Когда этот хаос наконец закончился, Иван, моргая в сторону заслезившимися глазами, набросил на Софью Андреевну взятую из мотоцикла кожаную куртку, легшую на нее глухим бугром, а сам уселся поодаль, кусая серую травину. Ливень поредел и помягчел, сквозь него, как сквозь густую марлю, были теперь видны потемневшие строения, седые покатые купы деревьев над ними, — самые дальние были как тени на ровной беленой стене. Давешний бородач в дождевике, большой, как парник, прошел опять неспешным, размеренным шагом, склонивши острый куколь, неся ведро, — и спустя небольшое время синеватый, вкусно пахнущий дым поплыл сквозь туманный дождь, покойно и блаженно легчая, как бы на полпути растворяясь в родственной стихии, и один отделившийся реденький клок обязательно замирал на месте, на весу, истаивая дольше других и непонятно с чем соединяясь — с мягкой ли моросью или с новыми рассеянными клубами, наплывавшими и тут же исчезавшими. У Софьи Андреевны было тяжело на сердце: жалко себя, жалко крепдешиновой кофточки, которую еще вчера наглаживала, сердясь на крошечное бурое пятно. Весь ее мир — город с асфальтом и магазинами, школа, недавно полученная квартира с горячей и холодной, воркующей в трубах водой — все, что час назад манило ее и теперь опять предъявляло на нее свои права, сделалось противно, необходимость ехать туда давила камнем. Хотелось лежать и глядеть на дым, на темные среди серебряной слякоти кочки травы, до самых корней пропитанные сыростью. Хотелось ничего не чувствовать, кроме тупой округлой боли в низу живота, тянущей из ног какие-то тонюсенькие рвущиеся жилки, — так мог бы болеть корнеплод, который всё тянут и тянут из цепкой земли.

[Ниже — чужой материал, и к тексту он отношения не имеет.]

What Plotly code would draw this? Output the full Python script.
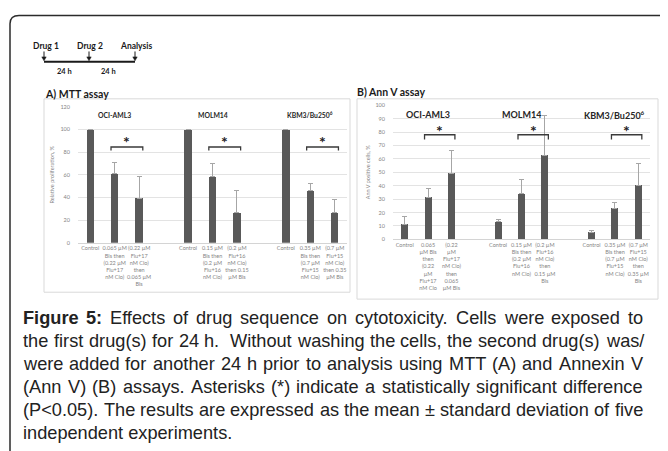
import plotly.graph_objects as go

W, H = 668, 451
OFF = 8  # the page body adds an 8 px margin; positions below are given in window pixels


def px(x):
    return (x - OFF) / W


def py(y):
    return 1 - (y - OFF) / H


# ---------------- data ----------------
positions = [0, 1, 2, 4, 5, 6, 8, 9, 10]
group_names = ["OCI-AML3", "MOLM14", "KBM3/Bu250<sup>6</sup>"]
group_centers = [1, 5, 9]
bracket_pairs = [(1, 2), (5, 6), (9, 10)]

mtt_labels = [
    "Control",
    "0.065 µM<br>Bis then<br>(0.22 µM<br>Flu+17<br>nM Clo)",
    "(0.22 µM<br>Flu+17<br>nM Clo)<br>then<br>0.065 µM<br>Bis",
    "Control",
    "0.15 µM<br>Bis then<br>(0.2 µM<br>Flu+16<br>nM Clo)",
    "(0.2 µM<br>Flu+16<br>nM Clo)<br>then 0.15<br>µM Bis",
    "Control",
    "0.35 µM<br>Bis then<br>(0.7 µM<br>Flu+15<br>nM Clo)",
    "(0.7 µM<br>Flu+15<br>nM Clo)<br>then 0.35<br>µM Bis",
]
annv_labels = [
    "Control",
    "0.065<br>µM Bis<br>then<br>(0.22<br>µM<br>Flu+17<br>nM Clo",
    "(0.22<br>µM<br>Flu+17<br>nM Clo)<br>then<br>0.065<br>µM Bis",
    "Control",
    "0.15 µM<br>Bis then<br>(0.2 µM<br>Flu+16<br>nM Clo)",
    "(0.2 µM<br>Flu+16<br>nM Clo)<br>then<br>0.15 µM<br>Bis",
    "Control",
    "0.35 µM<br>Bis then<br>(0.7 µM<br>Flu+15<br>nM Clo)",
    "(0.7 µM<br>Flu+15<br>nM Clo)<br>then<br>0.35 µM<br>Bis",
]

mtt_values = [100, 61, 39.5, 100, 58.5, 27, 100, 46, 27]
mtt_errors = [None, 10, 19, None, 11.5, 19, None, 6.5, 11]
mtt_bracket_heights = [84.5, 84.5, 84.5]

annv_values = [11, 31.3, 49, 13, 34, 62.5, 5.2, 23, 40.3]
annv_errors = [6, 6.7, 17.5, 2, 11, 29.5, 1.5, 4.5, 16]
annv_bracket_heights = [78, 78, 78]

timeline_labels = ["Drug 1", "Drug 2", "Analysis"]
timeline_interval_labels = ["24 h", "24 h"]

caption_lines = [
    "<b>Figure</b> <b>5:</b> Effects of drug sequence on cytotoxicity. Cells were exposed to",
    "the first drug(s) for 24 h.  Without washing the cells, the second drug(s) was/",
    "were added for another 24 h prior to analysis using MTT (A) and Annexin V",
    "(Ann V) (B) assays. Asterisks (*) indicate a statistically significant difference",
    "(P<0.05). The results are expressed as the mean ± standard deviation of five",
    "independent experiments.",
]

BAR = "#595959"
ERR = "#a6a6a6"
GRID = "#e3e3e3"
TICK = "#858585"
BAR_W = 0.3

fig = go.Figure()

fig.add_trace(go.Bar(
    x=positions, y=mtt_values, width=BAR_W, marker=dict(color=BAR, line=dict(width=0)),
    error_y=dict(type="data", symmetric=False, array=mtt_errors, arrayminus=[0] * len(positions),
                 color=ERR, thickness=1, width=2.5),
    xaxis="x", yaxis="y", showlegend=False, hoverinfo="skip"))

fig.add_trace(go.Bar(
    x=positions, y=annv_values, width=BAR_W, marker=dict(color=BAR, line=dict(width=0)),
    error_y=dict(type="data", symmetric=False, array=annv_errors, arrayminus=[0] * len(positions),
                 color=ERR, thickness=1, width=2.5),
    xaxis="x2", yaxis="y2", showlegend=False, hoverinfo="skip"))

shapes = []
annotations = []

# outer border with rounded top-left corner
shapes.append(dict(
    type="path", xref="paper", yref="paper",
    path=f"M {px(10)},{py(460)} L {px(10)},{py(21)} Q {px(10)},{py(12.5)} {px(19)},{py(12.5)} L {px(676)},{py(12.5)}",
    line=dict(color="#2b2b2b", width=1.5)))

# panel frames
shapes.append(dict(type="rect", xref="paper", yref="paper", x0=px(44), x1=px(350), y0=py(293), y1=py(97),
                   line=dict(color="#d9d9d9", width=1), fillcolor="white", layer="below"))
shapes.append(dict(type="rect", xref="paper", yref="paper", x0=px(357), x1=px(658), y0=py(300), y1=py(97),
                   line=dict(color="#d9d9d9", width=1), fillcolor="white", layer="below"))

# brackets, asterisks, group titles
for (xa, ya, heights, drop, star_off, gy, gsize) in [
    ("x", "y", mtt_bracket_heights, 3, 4.5, 113, 6.8),
    ("x2", "y2", annv_bracket_heights, 3.5, 3.5, 93, 9),
]:
    for (p1, p2), h, c, name in zip(bracket_pairs, heights, group_centers, group_names):
        x1 = p1 - BAR_W / 2
        x2 = p2 + BAR_W / 2
        shapes.append(dict(type="path", xref=xa, yref=ya,
                           path=f"M {x1},{h - drop} L {x1},{h} L {x2},{h} L {x2},{h - drop}",
                           line=dict(color="#3a3a3a", width=1.3)))
        annotations.append(dict(x=(p1 + p2) / 2, y=h + star_off, xref=xa, yref=ya, text="<b>*</b>",
                                showarrow=False, font=dict(size=16, color="#222222", family="Lato"),
                                xanchor="center", yanchor="middle"))
        annotations.append(dict(x=c, y=gy, xref=xa, yref=ya, text=f"<b>{name}</b>", showarrow=False,
                                font=dict(size=gsize, color="#262626", family="Lato"),
                                xanchor="center", yanchor="middle"))

# panel titles
annotations.append(dict(x=px(44), y=py(92), xref="paper", yref="paper", text="<b>A) MTT assay</b>",
                        showarrow=False, xanchor="left", yanchor="middle", borderpad=0,
                        font=dict(size=10.5, color="#1a1a1a", family="Lato")))
annotations.append(dict(x=px(356), y=py(90), xref="paper", yref="paper", text="<b>B) Ann V assay</b>",
                        showarrow=False, xanchor="left", yanchor="middle", borderpad=0,
                        font=dict(size=10.5, color="#1a1a1a", family="Lato")))

# timeline diagram
for label, cx, ax_x in zip(timeline_labels, [46, 89.5, 136], [44, 89, 135]):
    annotations.append(dict(x=px(cx), y=py(43), xref="paper", yref="paper", text=f"<b>{label}</b>",
                            showarrow=False, xanchor="center", yanchor="middle",
                            font=dict(size=8.5, color="#1a1a1a", family="Lato")))
    shapes.append(dict(type="line", xref="paper", yref="paper", x0=px(ax_x), x1=px(ax_x),
                       y0=py(49), y1=py(56), line=dict(color="#1a1a1a", width=1)))
    shapes.append(dict(type="path", xref="paper", yref="paper",
                       path=f"M {px(ax_x - 2.2)},{py(54.5)} L {px(ax_x + 2.2)},{py(54.5)} L {px(ax_x)},{py(58.5)} Z",
                       fillcolor="#1a1a1a", line=dict(color="#1a1a1a", width=0.5)))
shapes.append(dict(type="line", xref="paper", yref="paper", x0=px(44), x1=px(135), y0=py(59.5), y1=py(59.5),
                   line=dict(color="#1a1a1a", width=2)))
for label, cx in zip(timeline_interval_labels, [64, 108.5]):
    annotations.append(dict(x=px(cx), y=py(69.5), xref="paper", yref="paper", text=f"<b>{label}</b>",
                            showarrow=False, xanchor="center", yanchor="middle",
                            font=dict(size=7.5, color="#1a1a1a", family="Lato")))

# caption (justified: each word placed along the line, Arial metrics)
REG = {" ": 278, "(": 333, ")": 333, "*": 389, "+": 584, ",": 278, "-": 333, ".": 278, "/": 278,
       ":": 278, "<": 584, "±": 549,
       "A": 667, "B": 667, "C": 722, "D": 722, "E": 667, "F": 611, "G": 778, "H": 722, "I": 278,
       "J": 500, "K": 667, "L": 556, "M": 833, "N": 722, "O": 778, "P": 667, "Q": 778, "R": 722,
       "S": 667, "T": 611, "U": 722, "V": 667, "W": 944, "X": 667, "Y": 667, "Z": 611,
       "a": 556, "b": 556, "c": 500, "d": 556, "e": 556, "f": 278, "g": 556, "h": 556, "i": 222,
       "j": 222, "k": 500, "l": 222, "m": 833, "n": 556, "o": 556, "p": 556, "q": 556, "r": 333,
       "s": 500, "t": 278, "u": 556, "v": 500, "w": 722, "x": 500, "y": 500, "z": 500}
for d in "0123456789":
    REG[d] = 556
BOLD = dict(REG)
BOLD.update({"g": 611, "u": 611, "r": 389, "i": 278, ":": 333})

CAP_SIZE = 18.2
CAP_L, CAP_R = 22, 642
CAP_Y0, CAP_DY = 319, 23.4


def word_width(word):
    bold = word.startswith("<b>")
    plain = word.replace("<b>", "").replace("</b>", "")
    table = BOLD if bold else REG
    return sum(table.get(ch, 556) for ch in plain) * CAP_SIZE / 1000


for i, line in enumerate(caption_lines):
    y = py(CAP_Y0 + i * CAP_DY)
    font = dict(size=CAP_SIZE, color="#222222", family="Liberation Sans")
    if i == len(caption_lines) - 1:
        annotations.append(dict(x=px(CAP_L), y=y, xref="paper", yref="paper", text=line, showarrow=False,
                                xanchor="left", yanchor="middle", borderpad=0, font=font))
        continue
    tokens = line.split(" ")
    words = []
    extra = []
    for t in tokens:
        if t == "":
            extra[-1] += REG[" "] * CAP_SIZE / 1000
        else:
            words.append(t)
            extra.append(0.0)
    widths = [word_width(w) for w in words]
    slack = (CAP_R - CAP_L) - sum(widths) - sum(extra)
    gap = slack / (len(words) - 1)
    x = CAP_L
    for w, wd, ex in zip(words, widths, extra):
        txt = w.replace("<", "&lt;") if not w.startswith("<b>") else w
        annotations.append(dict(x=px(x), y=y, xref="paper", yref="paper", text=txt, showarrow=False,
                                xanchor="left", yanchor="middle", borderpad=0, font=font))
        x += wd + gap + ex

fig.update_layout(
    width=W, height=H, autosize=False,
    margin=dict(l=0, r=0, t=0, b=0),
    paper_bgcolor="white", plot_bgcolor="rgba(0,0,0,0)",
    bargap=0,
    xaxis=dict(domain=[px(78), px(347)], range=[-0.5, 10.5], tickvals=positions, ticktext=mtt_labels,
               tickangle=0, tickfont=dict(size=5.5, color=TICK, family="Lato"),
               showgrid=False, zeroline=False, showline=True, linecolor="#d4d4d4", linewidth=1,
               ticks="", anchor="y", fixedrange=True),
    yaxis=dict(domain=[py(243), py(105)], range=[0, 120], dtick=20, gridcolor=GRID, gridwidth=1,
               zeroline=False, showline=False, ticks="", tickfont=dict(size=5.5, color=TICK, family="Lato"),
               ticklabelstandoff=7,
               title=dict(text="Relative proliferation, %", font=dict(size=5.5, color=TICK, family="Lato"),
                          standoff=5),
               anchor="x", fixedrange=True),
    xaxis2=dict(domain=[px(393), px(650)], range=[-0.5, 10.5], tickvals=positions, ticktext=annv_labels,
                tickangle=0, tickfont=dict(size=5.5, color=TICK, family="Lato"),
                showgrid=False, zeroline=False, showline=True, linecolor="#d4d4d4", linewidth=1,
                ticks="", anchor="y2", fixedrange=True),
    yaxis2=dict(domain=[py(239.5), py(103.5)], range=[0, 100], dtick=10, gridcolor=GRID, gridwidth=1,
                zeroline=False, showline=False, ticks="", tickfont=dict(size=5.5, color=TICK, family="Lato"),
                ticklabelstandoff=7,
                title=dict(text="Ann V positive cells, %", font=dict(size=5.5, color=TICK, family="Lato"),
                           standoff=4),
                anchor="x2", fixedrange=True),
    shapes=shapes,
    annotations=annotations,
)

fig.write_html("out.html")
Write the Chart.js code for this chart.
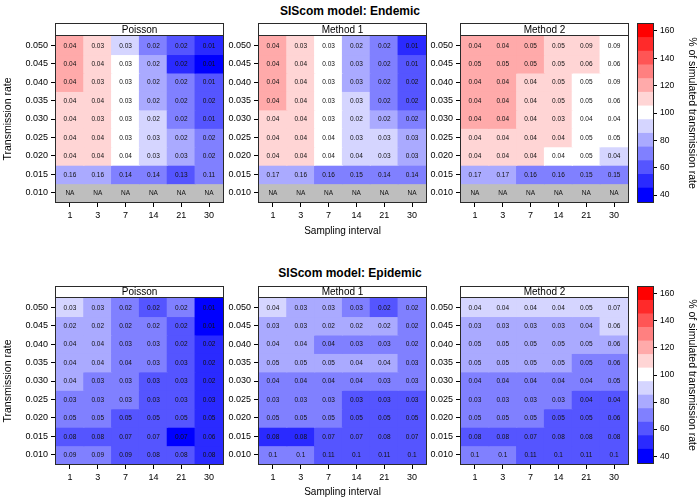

Однако Иван сидел все так же на виду у Софьи Андреевны и был словно неумелое, избыточное от жадности воплощение ее мечты. Будто она сама создала эту крепкую плоть, содержащую внутри одно только бьющееся сердце величиною с пушечное ядро, — создала по золотому образцу, что мелькал перед нею среди распадавшихся вширь и вкось, глухих от зноя деревенских улиц, но не сумела сохранить очарование перспективы, то есть будущего, видного на открытых полевых просторах точно на ладони, — и даже просто обычную улыбку Ивана, невозможную на таком вот сером обрюзглом лице. Иван ворочался, попыхивал губами, сосал траву, — Софья Андреевна видела, до чего ему хочется курить, и угадывала в кармане куртки полый перестук коробки папирос. Но Иван не смел подойти и взять, как не посмел он поцеловать свою языческую жертву крашеной богине. Заплаканная Софья Андреевна, истекающая чем-то липким и по-грибному скрипучим на пальцах, не знала, как ему отомстить и как помочь — как вообще разрешить их неправильные отношения, чтобы не разойтись от этого сарая навсегда.
Внезапно слякоть вспыхнула на солнце, ливень опять припустил, стуча и сверкая, точно битое стекло, и одновременно Софья Андреевна ощутила лучшее, что только довелось ей испытывать в жизни: ей показалось, будто некое существо — не бог, потому что бога нет, — но существо всевидящее, ничего для себя самого не желающее, жалеет их обоих, будто собственных детей, и оттого они непременно будут вместе. Сразу сделалось легко: подстановка мнимой величины разрешила задачу и помогла не только Софье Андреевне, но и Катерине Ивановне, чьи клетки, вздрогнув, совершили в этот момент четвертое деление. Благость сошла на нее через много лет, сырой апрельской ночью, со скрежетом вздувавшей штору, лезущей голыми прутьями в форточку, — первой ночью, когда Софью Андреевну выписали из больницы умирать.
Катерина Ивановна ничем не могла помочь наполовину усохшей матери, лежавшей на чересчур просторном для нее диване, будто посторонняя вещь. Даже врачи отказались от нее, и когда Катерина Ивановна за ней пришла, мать, полусъехав со стула, дожидалась ее в розовом от солнца больничном коридоре, под осторожно вьющимся цветком, похожим на кошмар. Ее мешок, набитый кое-как, горбатым уродцем валялся почему-то на другой стороне коридора, а на ее продавленной койке, видной сквозь стеклянную стену палаты и всегда напоминавшей Катерине Ивановне какой-то дурацкий гамачок, сидела уже другая женщина, с жидкой блинообразной грудью и тугим огромным животом, и ела из железной миски водянистую кашу. Перевезенная домой, мать словно осталась точно в том же положении: мешок неразобранным стоял в затоптанной прихожей, и надо было мыть запотевшие банки, из которых так глухо и душно пахнет, когда сдираешь присосавшиеся крышки, — но Катерина Ивановна не могла.